* START *

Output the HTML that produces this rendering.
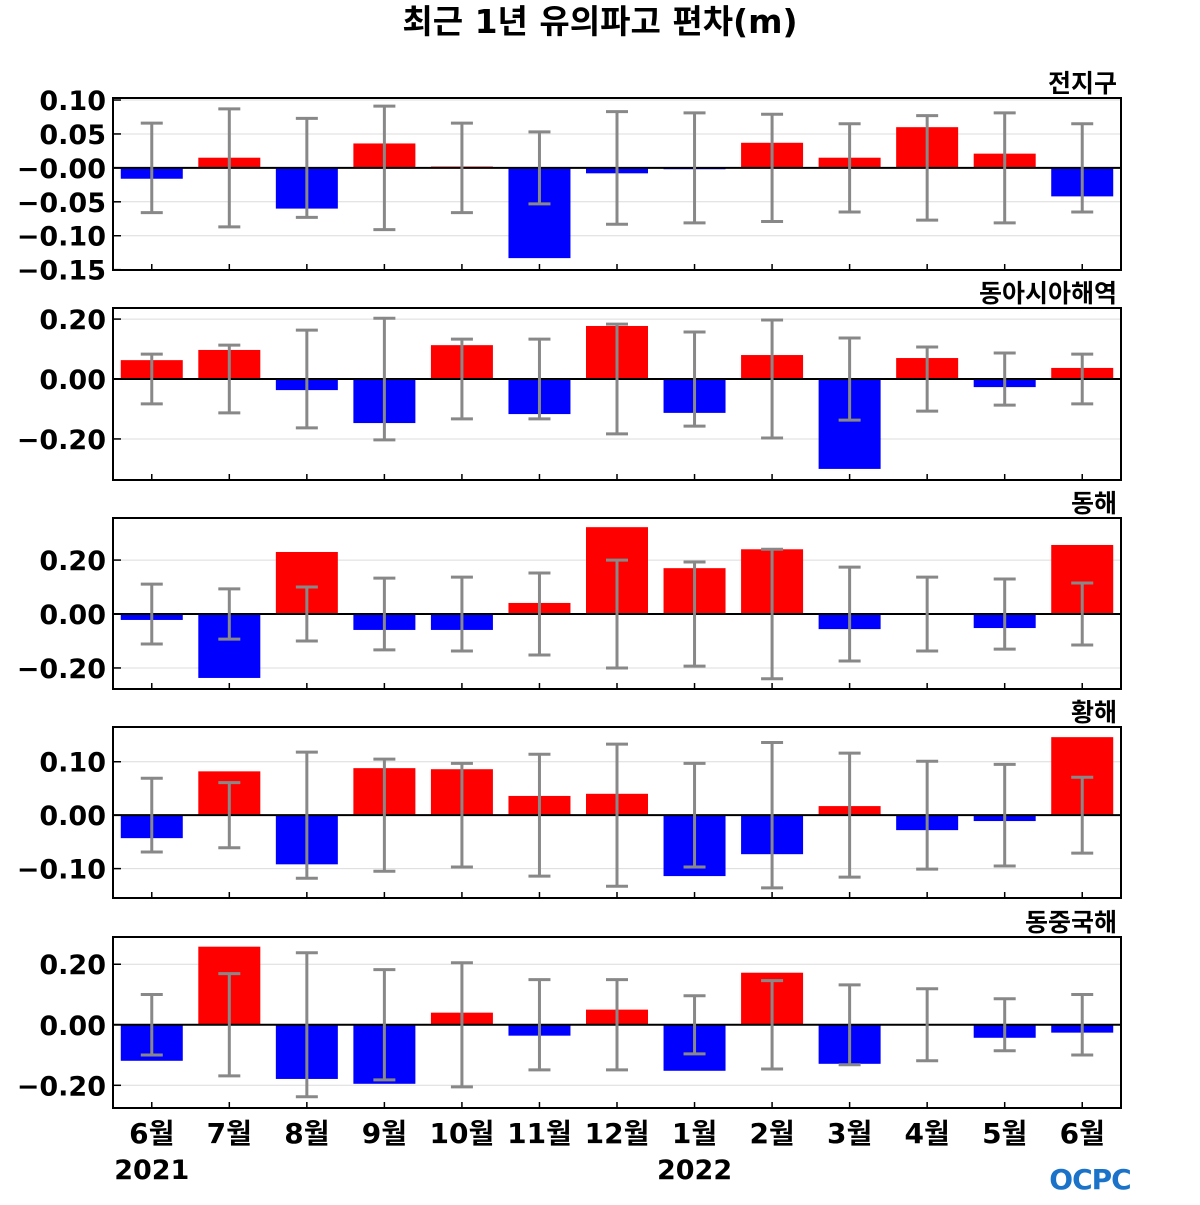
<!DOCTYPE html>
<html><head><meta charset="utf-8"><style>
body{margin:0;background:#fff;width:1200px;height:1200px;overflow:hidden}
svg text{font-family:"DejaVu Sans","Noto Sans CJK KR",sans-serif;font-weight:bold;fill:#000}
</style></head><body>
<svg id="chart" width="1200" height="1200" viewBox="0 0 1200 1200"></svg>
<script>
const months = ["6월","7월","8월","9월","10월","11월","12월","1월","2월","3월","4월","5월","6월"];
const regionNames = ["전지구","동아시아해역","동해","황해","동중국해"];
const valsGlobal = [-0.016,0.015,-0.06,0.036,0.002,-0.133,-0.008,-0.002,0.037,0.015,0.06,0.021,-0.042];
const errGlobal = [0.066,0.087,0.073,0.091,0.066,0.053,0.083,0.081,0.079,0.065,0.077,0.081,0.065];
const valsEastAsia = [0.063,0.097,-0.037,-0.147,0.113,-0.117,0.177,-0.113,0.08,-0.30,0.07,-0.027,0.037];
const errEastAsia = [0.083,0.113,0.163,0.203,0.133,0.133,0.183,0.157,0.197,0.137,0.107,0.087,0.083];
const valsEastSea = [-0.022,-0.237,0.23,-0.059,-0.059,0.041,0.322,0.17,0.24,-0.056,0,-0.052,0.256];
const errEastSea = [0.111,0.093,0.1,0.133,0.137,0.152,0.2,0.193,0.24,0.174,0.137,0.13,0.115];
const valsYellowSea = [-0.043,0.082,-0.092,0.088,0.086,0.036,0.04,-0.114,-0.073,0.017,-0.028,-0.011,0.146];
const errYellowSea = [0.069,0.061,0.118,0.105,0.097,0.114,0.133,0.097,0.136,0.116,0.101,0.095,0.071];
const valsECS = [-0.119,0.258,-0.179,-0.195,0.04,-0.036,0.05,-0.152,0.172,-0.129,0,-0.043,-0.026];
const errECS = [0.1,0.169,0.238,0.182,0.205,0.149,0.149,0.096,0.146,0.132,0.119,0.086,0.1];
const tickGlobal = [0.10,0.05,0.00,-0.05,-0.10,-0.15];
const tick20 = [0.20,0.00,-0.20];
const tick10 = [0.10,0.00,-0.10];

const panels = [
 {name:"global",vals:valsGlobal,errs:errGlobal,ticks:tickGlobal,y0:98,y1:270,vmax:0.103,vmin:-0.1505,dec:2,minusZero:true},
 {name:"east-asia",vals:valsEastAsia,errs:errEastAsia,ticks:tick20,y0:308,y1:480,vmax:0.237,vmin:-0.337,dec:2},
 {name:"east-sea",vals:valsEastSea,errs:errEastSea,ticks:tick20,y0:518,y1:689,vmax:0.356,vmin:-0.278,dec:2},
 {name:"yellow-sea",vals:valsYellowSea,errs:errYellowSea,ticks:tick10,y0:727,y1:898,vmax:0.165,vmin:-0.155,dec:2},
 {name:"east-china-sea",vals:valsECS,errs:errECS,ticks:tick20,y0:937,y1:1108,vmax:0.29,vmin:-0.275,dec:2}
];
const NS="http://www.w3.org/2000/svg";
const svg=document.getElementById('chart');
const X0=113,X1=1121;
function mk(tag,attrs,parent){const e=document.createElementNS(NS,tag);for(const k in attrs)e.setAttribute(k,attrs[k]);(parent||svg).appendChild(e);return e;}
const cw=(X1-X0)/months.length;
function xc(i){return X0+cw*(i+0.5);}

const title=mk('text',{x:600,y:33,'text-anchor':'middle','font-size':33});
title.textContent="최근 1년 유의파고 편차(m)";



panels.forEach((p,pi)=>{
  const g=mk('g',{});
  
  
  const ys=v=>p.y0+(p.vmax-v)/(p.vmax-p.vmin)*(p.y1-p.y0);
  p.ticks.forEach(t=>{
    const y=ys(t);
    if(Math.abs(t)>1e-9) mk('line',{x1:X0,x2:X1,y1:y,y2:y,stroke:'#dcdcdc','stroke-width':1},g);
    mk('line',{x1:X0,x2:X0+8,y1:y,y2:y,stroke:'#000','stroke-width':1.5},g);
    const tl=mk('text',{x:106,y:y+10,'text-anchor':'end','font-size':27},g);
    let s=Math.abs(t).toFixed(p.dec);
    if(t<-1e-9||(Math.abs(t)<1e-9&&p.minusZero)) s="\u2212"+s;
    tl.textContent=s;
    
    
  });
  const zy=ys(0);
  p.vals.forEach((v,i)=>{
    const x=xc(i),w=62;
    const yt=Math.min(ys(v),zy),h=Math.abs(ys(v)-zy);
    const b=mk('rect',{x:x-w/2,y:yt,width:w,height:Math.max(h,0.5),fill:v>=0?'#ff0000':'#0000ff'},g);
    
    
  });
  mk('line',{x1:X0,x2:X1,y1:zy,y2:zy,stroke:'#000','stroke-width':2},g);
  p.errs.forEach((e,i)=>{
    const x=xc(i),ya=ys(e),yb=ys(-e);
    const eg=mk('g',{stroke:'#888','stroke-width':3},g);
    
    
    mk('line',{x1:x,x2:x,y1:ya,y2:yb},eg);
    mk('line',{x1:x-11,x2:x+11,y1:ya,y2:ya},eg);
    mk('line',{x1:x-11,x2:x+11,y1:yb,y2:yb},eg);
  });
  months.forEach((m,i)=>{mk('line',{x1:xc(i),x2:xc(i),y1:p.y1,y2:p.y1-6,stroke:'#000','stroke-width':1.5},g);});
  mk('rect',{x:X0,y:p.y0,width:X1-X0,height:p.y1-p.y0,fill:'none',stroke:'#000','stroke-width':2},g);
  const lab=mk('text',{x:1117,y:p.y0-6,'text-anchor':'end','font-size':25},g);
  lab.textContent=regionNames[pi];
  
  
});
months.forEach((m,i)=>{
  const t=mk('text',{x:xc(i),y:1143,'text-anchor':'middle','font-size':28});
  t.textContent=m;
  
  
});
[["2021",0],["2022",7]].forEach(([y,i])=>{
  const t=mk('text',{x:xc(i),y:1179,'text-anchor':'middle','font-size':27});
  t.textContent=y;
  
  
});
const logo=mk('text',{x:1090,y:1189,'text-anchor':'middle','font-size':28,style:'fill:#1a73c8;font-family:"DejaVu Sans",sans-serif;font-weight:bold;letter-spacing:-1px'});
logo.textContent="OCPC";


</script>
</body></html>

* END *

> **Prompt**
Copy out all the data without changing anything, and drop the pictures.

> **Correct answer**
Output the HTML that produces this rendering.
<!DOCTYPE html>
<html><head><meta charset="utf-8"><style>
body{margin:0;background:#fff;width:1200px;height:1200px;overflow:hidden}
svg text{font-family:"DejaVu Sans","Noto Sans CJK KR",sans-serif;font-weight:bold;fill:#000}
</style></head><body>
<svg id="chart" width="1200" height="1200" viewBox="0 0 1200 1200"></svg>
<script>
const months = ["6월","7월","8월","9월","10월","11월","12월","1월","2월","3월","4월","5월","6월"];
const regionNames = ["전지구","동아시아해역","동해","황해","동중국해"];
const valsGlobal = [-0.016,0.015,-0.06,0.036,0.002,-0.133,-0.008,-0.002,0.037,0.015,0.06,0.021,-0.042];
const errGlobal = [0.066,0.087,0.073,0.091,0.066,0.053,0.083,0.081,0.079,0.065,0.077,0.081,0.065];
const valsEastAsia = [0.063,0.097,-0.037,-0.147,0.113,-0.117,0.177,-0.113,0.08,-0.30,0.07,-0.027,0.037];
const errEastAsia = [0.083,0.113,0.163,0.203,0.133,0.133,0.183,0.157,0.197,0.137,0.107,0.087,0.083];
const valsEastSea = [-0.022,-0.237,0.23,-0.059,-0.059,0.041,0.322,0.17,0.24,-0.056,0,-0.052,0.256];
const errEastSea = [0.111,0.093,0.1,0.133,0.137,0.152,0.2,0.193,0.24,0.174,0.137,0.13,0.115];
const valsYellowSea = [-0.043,0.082,-0.092,0.088,0.086,0.036,0.04,-0.114,-0.073,0.017,-0.028,-0.011,0.146];
const errYellowSea = [0.069,0.061,0.118,0.105,0.097,0.114,0.133,0.097,0.136,0.116,0.101,0.095,0.071];
const valsECS = [-0.119,0.258,-0.179,-0.195,0.04,-0.036,0.05,-0.152,0.172,-0.129,0,-0.043,-0.026];
const errECS = [0.1,0.169,0.238,0.182,0.205,0.149,0.149,0.096,0.146,0.132,0.119,0.086,0.1];
const tickGlobal = [0.10,0.05,0.00,-0.05,-0.10,-0.15];
const tick20 = [0.20,0.00,-0.20];
const tick10 = [0.10,0.00,-0.10];

const panels = [
 {name:"global",vals:valsGlobal,errs:errGlobal,ticks:tickGlobal,y0:98,y1:270,vmax:0.103,vmin:-0.1505,dec:2,minusZero:true},
 {name:"east-asia",vals:valsEastAsia,errs:errEastAsia,ticks:tick20,y0:308,y1:480,vmax:0.237,vmin:-0.337,dec:2},
 {name:"east-sea",vals:valsEastSea,errs:errEastSea,ticks:tick20,y0:518,y1:689,vmax:0.356,vmin:-0.278,dec:2},
 {name:"yellow-sea",vals:valsYellowSea,errs:errYellowSea,ticks:tick10,y0:727,y1:898,vmax:0.165,vmin:-0.155,dec:2},
 {name:"east-china-sea",vals:valsECS,errs:errECS,ticks:tick20,y0:937,y1:1108,vmax:0.29,vmin:-0.275,dec:2}
];
const NS="http://www.w3.org/2000/svg";
const svg=document.getElementById('chart');
const X0=113,X1=1121;
function mk(tag,attrs,parent){const e=document.createElementNS(NS,tag);for(const k in attrs)e.setAttribute(k,attrs[k]);(parent||svg).appendChild(e);return e;}
const cw=(X1-X0)/months.length;
function xc(i){return X0+cw*(i+0.5);}

const title=mk('text',{x:600,y:33,'text-anchor':'middle','font-size':33});
title.textContent="최근 1년 유의파고 편차(m)";



panels.forEach((p,pi)=>{
  const g=mk('g',{});
  
  
  const ys=v=>p.y0+(p.vmax-v)/(p.vmax-p.vmin)*(p.y1-p.y0);
  p.ticks.forEach(t=>{
    const y=ys(t);
    if(Math.abs(t)>1e-9) mk('line',{x1:X0,x2:X1,y1:y,y2:y,stroke:'#dcdcdc','stroke-width':1},g);
    mk('line',{x1:X0,x2:X0+8,y1:y,y2:y,stroke:'#000','stroke-width':1.5},g);
    const tl=mk('text',{x:106,y:y+10,'text-anchor':'end','font-size':27},g);
    let s=Math.abs(t).toFixed(p.dec);
    if(t<-1e-9||(Math.abs(t)<1e-9&&p.minusZero)) s="\u2212"+s;
    tl.textContent=s;
    
    
  });
  const zy=ys(0);
  p.vals.forEach((v,i)=>{
    const x=xc(i),w=62;
    const yt=Math.min(ys(v),zy),h=Math.abs(ys(v)-zy);
    const b=mk('rect',{x:x-w/2,y:yt,width:w,height:Math.max(h,0.5),fill:v>=0?'#ff0000':'#0000ff'},g);
    
    
  });
  mk('line',{x1:X0,x2:X1,y1:zy,y2:zy,stroke:'#000','stroke-width':2},g);
  p.errs.forEach((e,i)=>{
    const x=xc(i),ya=ys(e),yb=ys(-e);
    const eg=mk('g',{stroke:'#888','stroke-width':3},g);
    
    
    mk('line',{x1:x,x2:x,y1:ya,y2:yb},eg);
    mk('line',{x1:x-11,x2:x+11,y1:ya,y2:ya},eg);
    mk('line',{x1:x-11,x2:x+11,y1:yb,y2:yb},eg);
  });
  months.forEach((m,i)=>{mk('line',{x1:xc(i),x2:xc(i),y1:p.y1,y2:p.y1-6,stroke:'#000','stroke-width':1.5},g);});
  mk('rect',{x:X0,y:p.y0,width:X1-X0,height:p.y1-p.y0,fill:'none',stroke:'#000','stroke-width':2},g);
  const lab=mk('text',{x:1117,y:p.y0-6,'text-anchor':'end','font-size':25},g);
  lab.textContent=regionNames[pi];
  
  
});
months.forEach((m,i)=>{
  const t=mk('text',{x:xc(i),y:1143,'text-anchor':'middle','font-size':28});
  t.textContent=m;
  
  
});
[["2021",0],["2022",7]].forEach(([y,i])=>{
  const t=mk('text',{x:xc(i),y:1179,'text-anchor':'middle','font-size':27});
  t.textContent=y;
  
  
});
const logo=mk('text',{x:1090,y:1189,'text-anchor':'middle','font-size':28,style:'fill:#1a73c8;font-family:"DejaVu Sans",sans-serif;font-weight:bold;letter-spacing:-1px'});
logo.textContent="OCPC";


</script>
</body></html>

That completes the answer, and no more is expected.